Nueva Delhi, India, último día de octubre de 1984. Indira Priyadarshini Gandhi, primera ministra, sale de su casa después de grabar una secuencia de la serie Peter Ustinov´ People, cuya estrella es el gran actor y director británico.
Pero no alcanza a dar dos pasos. Tres de sus guardaespaldas la acribillan con una pistola y un fusil recortado. Treinta balas muerden y perforan su cuerpo. La internan sin esperanza: muere en la mesa de operaciones.
La raíz del magnicidio es religiosa (nada nuevo en la convulsa india): ella es hinduista, y sus asesinos, de la secta sij, fundada en el siglo XV y convertida en religión activa a fines del mil setecientos: doce millones de fanáticos que pretenden quebrar la unidad del país separando Purijab, Jamu y Cachemira del tronco central.
Por razones parecidas, treinta y seis años antes, el primer día de enero de 1948, la ceguera religiosa de un hinduista del ala derecha acabó de un balazo con la vida del doctor Mohandas Gandhi, padre de la independencia de la India, colonia británica durante tres siglos…
Indira no era una Gandhi de la sangre del mahatma (alma grande): tomó el nombre de su marido, Feroze Gandhi, sin parentesco alguno, tampoco, con aquél.
Pero a los dos los guió la misma pasión: la unidad de ese inmenso país azotado continuamente por los nacionalismos extremos y los odios religiosos.
Hija única de Jawaharlal Nehru, primer premier de la India independiente (15 de agosto de 1947), formada en Oxford, en 1938 se alistó en el Partido del Congreso, y sí colaboró con el mahatma, su mayor mentor.
Muchos no la creyeron capaz de llegar a la cumbre política, pero se equivocaron. Fogueada durante más de tres lustros junto a su padre, subió toda la larga escala de cargos hasta asumir como primera ministra el 19 de enero de 1966, hasta marzo de 1977, y por segunda vez, desde 1980 hasta su muerte.
Ni pronorteamericana ni prosoviética, mantuvo con los dos gigantes un delicado equilibrio. ¿Sus ideas generales? Creía en el socialismo, en la paz, en mejorar la vida de los pobres –acaso el mayor estigma de su patria–, y lo práctico fue una administradora honesta –pese a que no le faltaron denuncias de corrupción–, logró grandes progresos en la agricultura y en la industria, y terminó hasta cierto punto con algo que se creía imposible: el hambre extremo de millones…
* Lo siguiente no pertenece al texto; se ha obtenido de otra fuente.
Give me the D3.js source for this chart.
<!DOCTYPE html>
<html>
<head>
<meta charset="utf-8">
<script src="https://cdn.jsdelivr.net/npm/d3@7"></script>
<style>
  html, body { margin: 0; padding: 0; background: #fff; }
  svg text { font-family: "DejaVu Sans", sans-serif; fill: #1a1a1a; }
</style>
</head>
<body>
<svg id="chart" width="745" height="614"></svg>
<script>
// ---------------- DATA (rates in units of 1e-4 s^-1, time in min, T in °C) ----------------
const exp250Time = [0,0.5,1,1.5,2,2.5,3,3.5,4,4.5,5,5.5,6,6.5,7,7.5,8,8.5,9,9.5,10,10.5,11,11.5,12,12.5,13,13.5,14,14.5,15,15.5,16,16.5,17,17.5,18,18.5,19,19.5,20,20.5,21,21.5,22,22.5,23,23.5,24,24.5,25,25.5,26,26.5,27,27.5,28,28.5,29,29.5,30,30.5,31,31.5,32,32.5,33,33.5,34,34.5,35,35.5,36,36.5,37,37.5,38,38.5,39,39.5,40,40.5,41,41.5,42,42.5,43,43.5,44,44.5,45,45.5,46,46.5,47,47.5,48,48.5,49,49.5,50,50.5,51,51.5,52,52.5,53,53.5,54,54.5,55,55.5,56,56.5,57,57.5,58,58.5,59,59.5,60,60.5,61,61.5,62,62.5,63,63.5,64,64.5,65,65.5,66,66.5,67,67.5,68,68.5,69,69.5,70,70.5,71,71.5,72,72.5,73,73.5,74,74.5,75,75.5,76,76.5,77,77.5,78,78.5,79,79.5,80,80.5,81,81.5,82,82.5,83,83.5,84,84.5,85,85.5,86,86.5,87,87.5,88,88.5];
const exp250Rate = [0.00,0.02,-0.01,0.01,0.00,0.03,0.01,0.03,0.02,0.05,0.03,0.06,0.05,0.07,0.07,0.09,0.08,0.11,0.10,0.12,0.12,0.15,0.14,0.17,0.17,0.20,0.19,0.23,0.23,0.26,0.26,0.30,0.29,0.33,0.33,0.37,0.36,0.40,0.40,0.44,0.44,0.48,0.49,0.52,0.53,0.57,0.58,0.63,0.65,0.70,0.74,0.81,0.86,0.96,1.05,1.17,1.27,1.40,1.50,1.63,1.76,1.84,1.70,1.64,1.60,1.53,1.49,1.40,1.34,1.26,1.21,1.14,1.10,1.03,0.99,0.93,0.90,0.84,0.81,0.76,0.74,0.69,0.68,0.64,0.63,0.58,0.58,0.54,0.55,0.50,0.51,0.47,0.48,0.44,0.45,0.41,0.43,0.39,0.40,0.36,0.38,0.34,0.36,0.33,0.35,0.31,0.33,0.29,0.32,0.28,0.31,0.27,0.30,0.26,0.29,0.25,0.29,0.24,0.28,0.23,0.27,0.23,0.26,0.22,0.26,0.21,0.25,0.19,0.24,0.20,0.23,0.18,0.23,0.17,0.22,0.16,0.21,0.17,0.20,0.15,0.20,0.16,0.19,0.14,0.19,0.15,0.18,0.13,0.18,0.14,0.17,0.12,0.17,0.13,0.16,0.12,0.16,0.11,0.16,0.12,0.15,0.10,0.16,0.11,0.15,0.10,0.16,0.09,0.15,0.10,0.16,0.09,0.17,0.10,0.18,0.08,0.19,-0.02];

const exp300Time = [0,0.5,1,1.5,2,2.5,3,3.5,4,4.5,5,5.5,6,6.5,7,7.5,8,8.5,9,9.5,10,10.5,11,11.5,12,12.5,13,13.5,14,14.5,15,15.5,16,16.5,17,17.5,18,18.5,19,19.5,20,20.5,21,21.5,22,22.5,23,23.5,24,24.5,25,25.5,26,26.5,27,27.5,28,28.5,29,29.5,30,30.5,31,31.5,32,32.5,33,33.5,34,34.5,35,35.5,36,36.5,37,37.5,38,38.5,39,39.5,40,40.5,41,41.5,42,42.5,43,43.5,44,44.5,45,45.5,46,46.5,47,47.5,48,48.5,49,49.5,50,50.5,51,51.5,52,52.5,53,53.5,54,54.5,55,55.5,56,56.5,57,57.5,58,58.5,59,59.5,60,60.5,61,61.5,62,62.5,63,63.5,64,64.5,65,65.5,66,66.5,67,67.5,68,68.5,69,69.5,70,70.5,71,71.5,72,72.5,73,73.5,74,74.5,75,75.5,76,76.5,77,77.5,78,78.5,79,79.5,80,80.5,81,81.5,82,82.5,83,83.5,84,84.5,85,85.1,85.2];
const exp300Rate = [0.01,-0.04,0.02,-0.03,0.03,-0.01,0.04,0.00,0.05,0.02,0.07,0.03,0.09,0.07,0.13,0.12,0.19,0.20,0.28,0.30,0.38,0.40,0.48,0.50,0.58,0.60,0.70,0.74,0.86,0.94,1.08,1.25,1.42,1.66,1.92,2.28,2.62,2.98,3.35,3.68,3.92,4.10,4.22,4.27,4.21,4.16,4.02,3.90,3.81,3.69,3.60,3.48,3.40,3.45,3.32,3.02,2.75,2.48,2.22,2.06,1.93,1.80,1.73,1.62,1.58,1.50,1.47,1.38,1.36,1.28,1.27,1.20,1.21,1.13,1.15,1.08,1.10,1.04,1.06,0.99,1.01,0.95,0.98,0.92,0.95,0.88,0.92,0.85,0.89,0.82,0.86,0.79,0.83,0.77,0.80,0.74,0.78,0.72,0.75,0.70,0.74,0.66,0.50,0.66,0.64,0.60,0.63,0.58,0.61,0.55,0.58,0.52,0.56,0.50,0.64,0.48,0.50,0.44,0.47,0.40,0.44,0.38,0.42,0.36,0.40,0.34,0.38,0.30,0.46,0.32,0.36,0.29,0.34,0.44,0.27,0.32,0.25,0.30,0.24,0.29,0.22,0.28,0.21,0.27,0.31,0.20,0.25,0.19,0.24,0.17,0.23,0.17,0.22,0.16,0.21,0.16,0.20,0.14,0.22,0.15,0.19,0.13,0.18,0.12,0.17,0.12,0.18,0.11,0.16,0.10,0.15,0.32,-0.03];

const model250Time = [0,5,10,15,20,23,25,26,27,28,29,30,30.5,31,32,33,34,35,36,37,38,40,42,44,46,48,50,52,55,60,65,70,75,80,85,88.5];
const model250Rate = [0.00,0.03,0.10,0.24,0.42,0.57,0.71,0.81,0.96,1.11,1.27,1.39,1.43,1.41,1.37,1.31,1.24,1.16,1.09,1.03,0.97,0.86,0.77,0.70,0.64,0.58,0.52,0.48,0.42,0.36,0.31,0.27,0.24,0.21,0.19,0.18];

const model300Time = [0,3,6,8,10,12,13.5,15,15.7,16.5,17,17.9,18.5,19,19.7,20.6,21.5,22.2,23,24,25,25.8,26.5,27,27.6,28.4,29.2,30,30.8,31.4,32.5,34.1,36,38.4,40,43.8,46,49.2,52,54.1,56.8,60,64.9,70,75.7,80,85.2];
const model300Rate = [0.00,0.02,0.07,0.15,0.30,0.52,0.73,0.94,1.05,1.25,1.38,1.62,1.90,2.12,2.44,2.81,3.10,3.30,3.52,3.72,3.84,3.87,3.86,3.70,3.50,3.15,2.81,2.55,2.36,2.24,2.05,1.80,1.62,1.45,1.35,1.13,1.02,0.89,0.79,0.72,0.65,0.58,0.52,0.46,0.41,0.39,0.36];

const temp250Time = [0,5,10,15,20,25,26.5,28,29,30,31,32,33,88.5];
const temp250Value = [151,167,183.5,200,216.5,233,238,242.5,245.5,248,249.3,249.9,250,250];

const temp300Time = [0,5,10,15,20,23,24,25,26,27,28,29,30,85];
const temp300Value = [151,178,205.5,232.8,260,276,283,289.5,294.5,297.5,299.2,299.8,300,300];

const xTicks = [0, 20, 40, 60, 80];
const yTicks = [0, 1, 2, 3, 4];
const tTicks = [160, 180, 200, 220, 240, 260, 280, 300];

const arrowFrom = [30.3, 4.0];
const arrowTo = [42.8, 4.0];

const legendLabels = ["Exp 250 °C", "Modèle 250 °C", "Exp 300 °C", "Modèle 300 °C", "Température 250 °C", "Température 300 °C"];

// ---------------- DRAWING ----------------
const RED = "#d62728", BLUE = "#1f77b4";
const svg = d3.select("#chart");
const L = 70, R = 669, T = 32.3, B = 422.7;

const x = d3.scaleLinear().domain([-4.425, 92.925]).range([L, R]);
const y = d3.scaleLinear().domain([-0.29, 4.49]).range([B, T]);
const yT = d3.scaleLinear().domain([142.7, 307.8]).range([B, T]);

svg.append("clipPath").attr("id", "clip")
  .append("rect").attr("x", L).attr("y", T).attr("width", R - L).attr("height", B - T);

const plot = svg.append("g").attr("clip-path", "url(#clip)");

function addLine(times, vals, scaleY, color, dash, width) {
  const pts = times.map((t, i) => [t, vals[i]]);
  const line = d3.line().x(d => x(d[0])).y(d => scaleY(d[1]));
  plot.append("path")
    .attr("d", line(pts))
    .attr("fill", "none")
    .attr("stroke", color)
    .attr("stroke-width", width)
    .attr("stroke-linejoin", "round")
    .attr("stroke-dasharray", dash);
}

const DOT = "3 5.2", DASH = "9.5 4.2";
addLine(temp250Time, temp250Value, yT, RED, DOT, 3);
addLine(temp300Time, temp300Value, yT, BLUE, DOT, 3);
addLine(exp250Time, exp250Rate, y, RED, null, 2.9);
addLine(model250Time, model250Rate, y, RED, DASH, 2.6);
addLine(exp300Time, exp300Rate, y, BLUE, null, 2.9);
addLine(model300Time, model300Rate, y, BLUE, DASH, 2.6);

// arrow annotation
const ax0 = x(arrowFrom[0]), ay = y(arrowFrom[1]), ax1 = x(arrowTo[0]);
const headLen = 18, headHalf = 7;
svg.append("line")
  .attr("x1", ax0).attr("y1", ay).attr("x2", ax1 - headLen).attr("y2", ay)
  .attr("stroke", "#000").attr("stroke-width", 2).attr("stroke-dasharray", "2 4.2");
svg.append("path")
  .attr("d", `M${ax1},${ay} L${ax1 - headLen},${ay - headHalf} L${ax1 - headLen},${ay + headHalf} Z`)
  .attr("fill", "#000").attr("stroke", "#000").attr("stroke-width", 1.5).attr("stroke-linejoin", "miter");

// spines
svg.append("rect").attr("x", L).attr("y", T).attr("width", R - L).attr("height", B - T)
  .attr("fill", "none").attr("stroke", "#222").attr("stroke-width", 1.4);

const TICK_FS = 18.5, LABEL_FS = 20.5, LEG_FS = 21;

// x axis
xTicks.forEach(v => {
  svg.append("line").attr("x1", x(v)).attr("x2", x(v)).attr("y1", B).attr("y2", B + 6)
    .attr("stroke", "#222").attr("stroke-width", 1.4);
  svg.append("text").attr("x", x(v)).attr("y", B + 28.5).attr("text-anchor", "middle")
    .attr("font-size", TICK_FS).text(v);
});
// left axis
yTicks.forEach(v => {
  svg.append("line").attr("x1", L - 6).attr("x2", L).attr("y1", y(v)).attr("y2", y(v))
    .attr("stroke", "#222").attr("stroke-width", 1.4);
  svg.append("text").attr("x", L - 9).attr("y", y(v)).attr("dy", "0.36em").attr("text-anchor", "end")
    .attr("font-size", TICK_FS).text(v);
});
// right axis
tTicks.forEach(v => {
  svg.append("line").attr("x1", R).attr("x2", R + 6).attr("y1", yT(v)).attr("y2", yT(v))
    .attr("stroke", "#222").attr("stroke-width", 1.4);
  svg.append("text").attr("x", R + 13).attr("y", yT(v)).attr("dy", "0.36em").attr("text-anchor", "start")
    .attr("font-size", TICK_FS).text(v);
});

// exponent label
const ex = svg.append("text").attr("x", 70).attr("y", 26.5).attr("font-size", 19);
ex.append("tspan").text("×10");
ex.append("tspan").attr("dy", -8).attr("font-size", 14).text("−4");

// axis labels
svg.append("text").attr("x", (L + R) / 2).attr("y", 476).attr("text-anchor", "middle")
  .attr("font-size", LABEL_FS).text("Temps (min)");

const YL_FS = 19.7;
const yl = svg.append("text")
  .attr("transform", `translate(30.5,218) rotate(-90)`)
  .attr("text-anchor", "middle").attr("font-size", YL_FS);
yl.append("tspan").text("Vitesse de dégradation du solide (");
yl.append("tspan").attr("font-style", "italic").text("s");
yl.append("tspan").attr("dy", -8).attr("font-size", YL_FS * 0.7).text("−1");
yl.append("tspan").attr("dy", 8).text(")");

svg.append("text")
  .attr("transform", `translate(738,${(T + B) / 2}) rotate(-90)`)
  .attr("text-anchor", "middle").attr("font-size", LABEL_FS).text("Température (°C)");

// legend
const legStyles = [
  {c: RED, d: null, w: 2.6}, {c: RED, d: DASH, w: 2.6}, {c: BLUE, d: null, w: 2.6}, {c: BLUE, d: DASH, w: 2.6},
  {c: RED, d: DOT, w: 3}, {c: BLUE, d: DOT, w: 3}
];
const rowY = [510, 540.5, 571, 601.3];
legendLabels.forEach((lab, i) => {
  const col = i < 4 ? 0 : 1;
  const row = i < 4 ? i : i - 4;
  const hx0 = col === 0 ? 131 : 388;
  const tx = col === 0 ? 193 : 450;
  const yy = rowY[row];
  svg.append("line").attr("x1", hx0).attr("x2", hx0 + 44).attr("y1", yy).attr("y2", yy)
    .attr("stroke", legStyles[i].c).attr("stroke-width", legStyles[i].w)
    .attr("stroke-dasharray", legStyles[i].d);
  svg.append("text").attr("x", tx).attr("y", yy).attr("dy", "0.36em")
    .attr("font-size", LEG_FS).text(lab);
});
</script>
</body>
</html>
Elegida primera ministra –de urgencia, ante la muerte repentina del titular, Lal Bahadur Shastri, apenas a dos años de asumir–, fue imaginada como una dama inofensiva y transitoria, pero erraron largamente el pronóstico. Ocupó su cargo una semana después de iniciada la guerra con Pakistán. Sin nada que la detuviera, pese a la oposición de Richard Nixon y Henry Kissinger, que la juzgaron “irracional e irresponsable”, preparó a sus tropas (93 mil hombres), los lanzó contra el enemigo, y logró una histórica victoria.
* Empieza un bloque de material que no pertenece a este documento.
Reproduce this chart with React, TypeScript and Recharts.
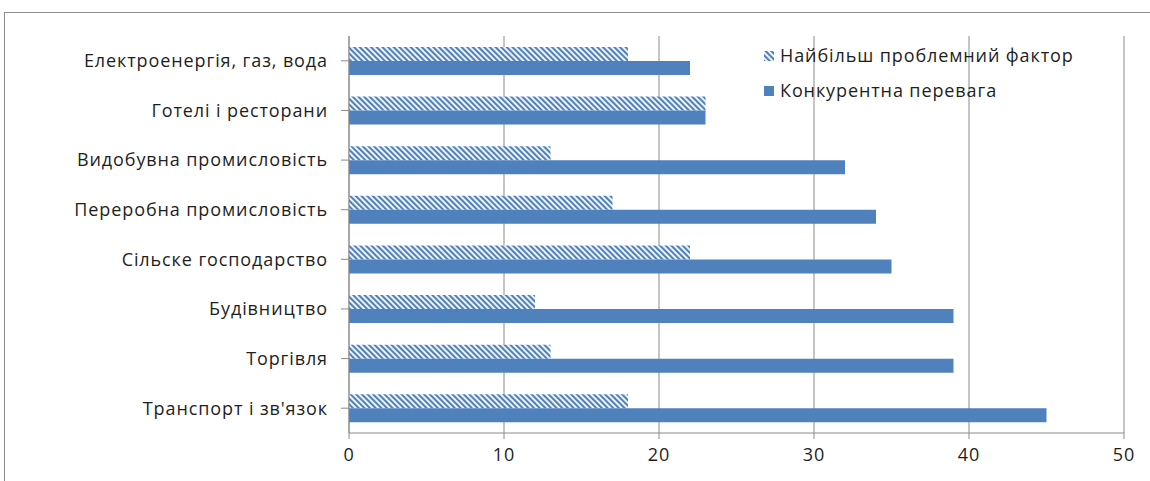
import React from 'react';
import { BarChart, Bar, XAxis, YAxis, CartesianGrid } from 'recharts';

const categories = [
  'Електроенергія, газ, вода',
  'Готелі і ресторани',
  'Видобувна промисловість',
  'Переробна промисловість',
  'Сільске господарство',
  'Будівництво',
  'Торгівля',
  "Транспорт і зв'язок",
];
const problemFactor = [18, 23, 13, 17, 22, 12, 13, 18];
const competitiveAdvantage = [22, 23, 32, 34, 35, 39, 39, 45];
const xTicks = [0, 10, 20, 30, 40, 50];
const seriesNames = ['Найбільш проблемний фактор', 'Конкурентна перевага'];

const data = categories.map((c, i) => ({
  name: c,
  problem: problemFactor[i],
  advantage: competitiveAdvantage[i],
}));

const BLUE = '#4F81BD';
const FONT = '"Open Sans", "Noto Sans", sans-serif';
const TEXT_STYLE = { fill: '#1e1e1e', fontSize: 18, fontFamily: FONT, letterSpacing: 0.9 };

const HatchDefs = ({ id }: { id: string }) => (
  <defs>
    <pattern id={id} width={4} height={4} patternUnits="userSpaceOnUse" patternTransform="rotate(-45)">
      <rect x={0} y={0} width={4} height={4} fill="#fff" />
      <rect x={0} y={0} width={2.2} height={4} fill={BLUE} />
    </pattern>
  </defs>
);

const LegendBox = () => (
  <div style={{ position: 'absolute', left: 764, top: 38, fontFamily: FONT, fontSize: 18, letterSpacing: 0.9, color: '#1e1e1e', lineHeight: '35px' }}>
    <div style={{ display: 'flex', alignItems: 'center', height: 35 }}>
      <svg width={10} height={10} style={{ marginRight: 6 }}>
        <HatchDefs id="hatchLegend" />
        <rect x={0} y={0} width={10} height={10} fill="url(#hatchLegend)" />
      </svg>
      {seriesNames[0]}
    </div>
    <div style={{ display: 'flex', alignItems: 'center', height: 35 }}>
      <svg width={10} height={10} style={{ marginRight: 6 }}>
        <rect x={0} y={0} width={10} height={10} fill={BLUE} />
      </svg>
      {seriesNames[1]}
    </div>
  </div>
);

export default function App() {
  return (
    <div style={{ position: 'absolute', left: 0, top: 0, width: 1150, height: 481, overflow: 'hidden', background: '#fff' }}>
      <div style={{ position: 'absolute', left: 4, top: 12, width: 1200, height: 520, border: '1.5px solid #8c8c8c', boxSizing: 'border-box' }} />
      <div style={{ position: 'absolute', left: 0, top: 0 }}>
        <BarChart
          width={1150}
          height={481}
          data={data}
          layout="vertical"
          margin={{ top: 36, right: 26, bottom: 18, left: 0 }}
          barCategoryGap="22%"
          barGap={0}
        >
          <HatchDefs id="hatch" />
          <CartesianGrid horizontal={false} vertical={true} stroke="#8a8a8a" />
          <XAxis
            type="number"
            domain={[0, 50]}
            ticks={xTicks}
            axisLine={{ stroke: '#8a8a8a' }}
            tickLine={{ stroke: '#8a8a8a' }}
            tickSize={6}
            tickMargin={9}
            height={30}
            tick={TEXT_STYLE}
          />
          <YAxis
            type="category"
            dataKey="name"
            width={349}
            axisLine={{ stroke: '#8a8a8a' }}
            tickLine={{ stroke: '#8a8a8a' }}
            tickSize={8}
            tickMargin={13}
            interval={0}
            tick={TEXT_STYLE}
          />
          <Bar dataKey="problem" name={seriesNames[0]} fill="url(#hatch)" isAnimationActive={false} />
          <Bar dataKey="advantage" name={seriesNames[1]} fill={BLUE} isAnimationActive={false} />
        </BarChart>
      </div>
      <LegendBox />
    </div>
  );
}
No fue la única. Ante la amenaza de China, inició el programa nuclear de su país. Enemiga de Nixon (la llamaba “vieja bruja”), lejos de depender de su ayuda alimentaria, transformó al país en exportador de trigo, arroz, algodón, leche. Las llamadas Revolución Verde y Revolución Blanca. La última, un arma contra el largo estigma de la malnutrición.
Sin embargo, jaqueada políticamente, en 1975 declaró el estado de emergencia, la censura de prensa, la esterilización obligatoria (control de vientres), e impuso una dictadura. En su mayor crisis, llamó a un plebiscito, y perdió.
¿Su ostracismo político? No. Fue reelecta tres años después, en 1980, aclamada por las clases bajas…
Pero su trágico final empezó a escribirse en su batalla contra el nacionalismo sij en el Punjab, que bregaba por convertirlo en un estado religioso independiente. Con la bandera de la unidad –su pasión– mandó una tropa al templo en que estaban reunidos los militantes. Acto a sangre y fuego. Más de mil muertos. Y el odio sij, decretando, más tarde o más temprano, su muerte.
Y así fue. Los asesinos (Beant, Satwant y Kehar Singh) fueron abatidos de inmediato. Pero eso no impidió que el bárbaro final de Indira fuera algo menos que una catástrofe nacional.
Paola Capriolo, novelista y traductora italiana, escribió: “Hay esperanzas que no se pueden cumplir en toda una vida (…) Ahora las llamas se han extinguido, las cenizas están frías, y pronto se recogerán en una urna de bronce. Le tocará a Rajiv, su hijo mayor, llevarlas en un avión para esparcirlas sobre las montañas nevadas de Cachemira, según su deseo. Los restos mortales de Madre Indira, la mujer más amada y odiada de la India”.